Begin Given records
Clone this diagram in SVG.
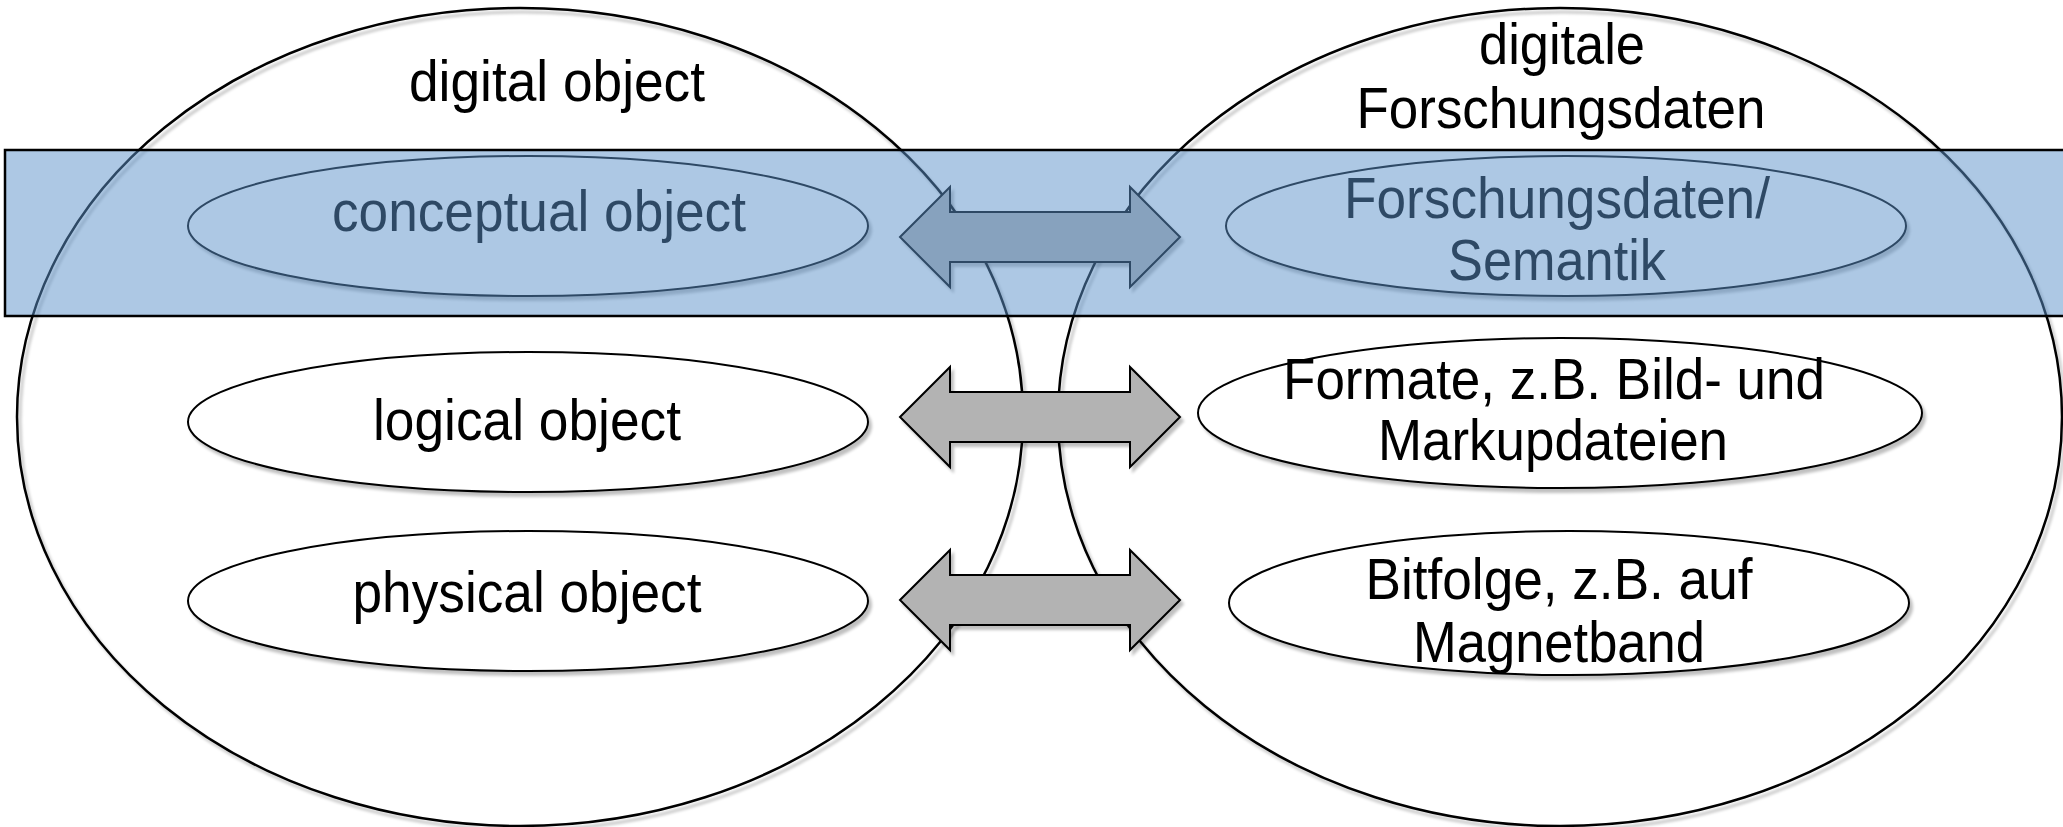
<svg xmlns="http://www.w3.org/2000/svg" width="2063" height="827" viewBox="0 0 2063 827">
<style>
.big{fill:none;stroke:#000;stroke-width:2.5}
.node{fill:#fff;stroke:#000;stroke-width:2}
.lbl{font-family:"Liberation Sans",Arial,sans-serif;font-size:57px;fill:#000;text-anchor:middle}
.arr{fill:#b3b3b3;stroke:#000;stroke-width:2;stroke-linejoin:miter}
.band{fill:#5c92c9;fill-opacity:0.5;stroke:#000;stroke-width:2.5}
</style>
<defs>
<filter id="sh" x="-5%" y="-5%" width="115%" height="125%">
<feGaussianBlur in="SourceAlpha" stdDeviation="1.5"/>
<feOffset dx="3" dy="4" result="o"/>
<feComponentTransfer><feFuncA type="linear" slope="0.25"/></feComponentTransfer>
<feMerge><feMergeNode/><feMergeNode in="SourceGraphic"/></feMerge>
</filter>
</defs>
<rect width="2063" height="827" fill="#fff"/>
<g id="digital-object">
<ellipse class="big" cx="520" cy="417" rx="503" ry="409" filter="url(#sh)"/>
<text class="lbl" x="557" y="101" textLength="296" lengthAdjust="spacingAndGlyphs">digital object</text>
</g>
<g id="digitale-forschungsdaten">
<ellipse class="big" cx="1560" cy="417" rx="502" ry="409" filter="url(#sh)"/>
<text class="lbl" x="1562" y="64" textLength="166" lengthAdjust="spacingAndGlyphs">digitale</text>
<text class="lbl" x="1561" y="128" textLength="409" lengthAdjust="spacingAndGlyphs">Forschungsdaten</text>
</g>
<g id="conceptual-object">
<ellipse class="node" cx="528" cy="226" rx="340" ry="70" filter="url(#sh)"/>
<text class="lbl" x="539" y="231" textLength="414" lengthAdjust="spacingAndGlyphs">conceptual object</text>
</g>
<g id="forschungsdaten-semantik">
<ellipse class="node" cx="1566" cy="226" rx="340" ry="70" filter="url(#sh)"/>
<text class="lbl" x="1557" y="218" textLength="426" lengthAdjust="spacingAndGlyphs">Forschungsdaten/</text>
<text class="lbl" x="1557" y="280" textLength="218" lengthAdjust="spacingAndGlyphs">Semantik</text>
</g>
<g id="logical-object">
<ellipse class="node" cx="528" cy="422" rx="340" ry="70" filter="url(#sh)"/>
<text class="lbl" x="527" y="440" textLength="308" lengthAdjust="spacingAndGlyphs">logical object</text>
</g>
<g id="formate">
<ellipse class="node" cx="1560" cy="413" rx="362" ry="75" filter="url(#sh)"/>
<text class="lbl" x="1554" y="399" textLength="542" lengthAdjust="spacingAndGlyphs">Formate, z.B. Bild- und</text>
<text class="lbl" x="1553" y="460" textLength="350" lengthAdjust="spacingAndGlyphs">Markupdateien</text>
</g>
<g id="physical-object">
<ellipse class="node" cx="528" cy="601" rx="340" ry="70" filter="url(#sh)"/>
<text class="lbl" x="527" y="612" textLength="349" lengthAdjust="spacingAndGlyphs">physical object</text>
</g>
<g id="bitfolge">
<ellipse class="node" cx="1569" cy="603" rx="340" ry="72" filter="url(#sh)"/>
<text class="lbl" x="1559" y="599" textLength="387" lengthAdjust="spacingAndGlyphs">Bitfolge, z.B. auf</text>
<text class="lbl" x="1559" y="662" textLength="292" lengthAdjust="spacingAndGlyphs">Magnetband</text>
</g>
<g id="connectors">
<path class="arr" filter="url(#sh)" d="M900,237 L950,187 L950,212 L1130,212 L1130,187 L1180,237 L1130,287 L1130,262 L950,262 L950,287 Z"/>
<path class="arr" filter="url(#sh)" d="M900,417 L950,367 L950,392 L1130,392 L1130,367 L1180,417 L1130,467 L1130,442 L950,442 L950,467 Z"/>
<path class="arr" filter="url(#sh)" d="M900,600 L950,550 L950,575 L1130,575 L1130,550 L1180,600 L1130,650 L1130,625 L950,625 L950,650 Z"/>
</g>
<g id="conceptual-layer">
<rect class="band" x="5" y="150" width="2070" height="166"/>
</g>
</svg>
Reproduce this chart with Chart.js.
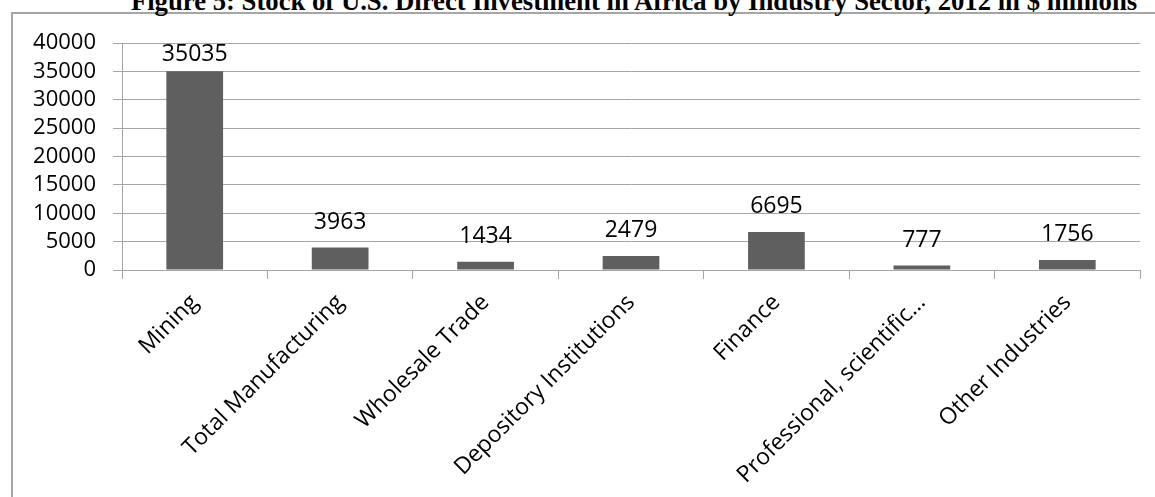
End Given records
* [Given problem]:
Repeat each entry above word for word, leaving every picture out.

* [Task answer]:
Clone this diagram in SVG.
<svg xmlns="http://www.w3.org/2000/svg" width="2063" height="827" viewBox="0 0 2063 827">
<style>
.big{fill:none;stroke:#000;stroke-width:2.5}
.node{fill:#fff;stroke:#000;stroke-width:2}
.lbl{font-family:"Liberation Sans",Arial,sans-serif;font-size:57px;fill:#000;text-anchor:middle}
.arr{fill:#b3b3b3;stroke:#000;stroke-width:2;stroke-linejoin:miter}
.band{fill:#5c92c9;fill-opacity:0.5;stroke:#000;stroke-width:2.5}
</style>
<defs>
<filter id="sh" x="-5%" y="-5%" width="115%" height="125%">
<feGaussianBlur in="SourceAlpha" stdDeviation="1.5"/>
<feOffset dx="3" dy="4" result="o"/>
<feComponentTransfer><feFuncA type="linear" slope="0.25"/></feComponentTransfer>
<feMerge><feMergeNode/><feMergeNode in="SourceGraphic"/></feMerge>
</filter>
</defs>
<rect width="2063" height="827" fill="#fff"/>
<g id="digital-object">
<ellipse class="big" cx="520" cy="417" rx="503" ry="409" filter="url(#sh)"/>
<text class="lbl" x="557" y="101" textLength="296" lengthAdjust="spacingAndGlyphs">digital object</text>
</g>
<g id="digitale-forschungsdaten">
<ellipse class="big" cx="1560" cy="417" rx="502" ry="409" filter="url(#sh)"/>
<text class="lbl" x="1562" y="64" textLength="166" lengthAdjust="spacingAndGlyphs">digitale</text>
<text class="lbl" x="1561" y="128" textLength="409" lengthAdjust="spacingAndGlyphs">Forschungsdaten</text>
</g>
<g id="conceptual-object">
<ellipse class="node" cx="528" cy="226" rx="340" ry="70" filter="url(#sh)"/>
<text class="lbl" x="539" y="231" textLength="414" lengthAdjust="spacingAndGlyphs">conceptual object</text>
</g>
<g id="forschungsdaten-semantik">
<ellipse class="node" cx="1566" cy="226" rx="340" ry="70" filter="url(#sh)"/>
<text class="lbl" x="1557" y="218" textLength="426" lengthAdjust="spacingAndGlyphs">Forschungsdaten/</text>
<text class="lbl" x="1557" y="280" textLength="218" lengthAdjust="spacingAndGlyphs">Semantik</text>
</g>
<g id="logical-object">
<ellipse class="node" cx="528" cy="422" rx="340" ry="70" filter="url(#sh)"/>
<text class="lbl" x="527" y="440" textLength="308" lengthAdjust="spacingAndGlyphs">logical object</text>
</g>
<g id="formate">
<ellipse class="node" cx="1560" cy="413" rx="362" ry="75" filter="url(#sh)"/>
<text class="lbl" x="1554" y="399" textLength="542" lengthAdjust="spacingAndGlyphs">Formate, z.B. Bild- und</text>
<text class="lbl" x="1553" y="460" textLength="350" lengthAdjust="spacingAndGlyphs">Markupdateien</text>
</g>
<g id="physical-object">
<ellipse class="node" cx="528" cy="601" rx="340" ry="70" filter="url(#sh)"/>
<text class="lbl" x="527" y="612" textLength="349" lengthAdjust="spacingAndGlyphs">physical object</text>
</g>
<g id="bitfolge">
<ellipse class="node" cx="1569" cy="603" rx="340" ry="72" filter="url(#sh)"/>
<text class="lbl" x="1559" y="599" textLength="387" lengthAdjust="spacingAndGlyphs">Bitfolge, z.B. auf</text>
<text class="lbl" x="1559" y="662" textLength="292" lengthAdjust="spacingAndGlyphs">Magnetband</text>
</g>
<g id="connectors">
<path class="arr" filter="url(#sh)" d="M900,237 L950,187 L950,212 L1130,212 L1130,187 L1180,237 L1130,287 L1130,262 L950,262 L950,287 Z"/>
<path class="arr" filter="url(#sh)" d="M900,417 L950,367 L950,392 L1130,392 L1130,367 L1180,417 L1130,467 L1130,442 L950,442 L950,467 Z"/>
<path class="arr" filter="url(#sh)" d="M900,600 L950,550 L950,575 L1130,575 L1130,550 L1180,600 L1130,650 L1130,625 L950,625 L950,650 Z"/>
</g>
<g id="conceptual-layer">
<rect class="band" x="5" y="150" width="2070" height="166"/>
</g>
</svg>
Reproduce this chart with Chart.js.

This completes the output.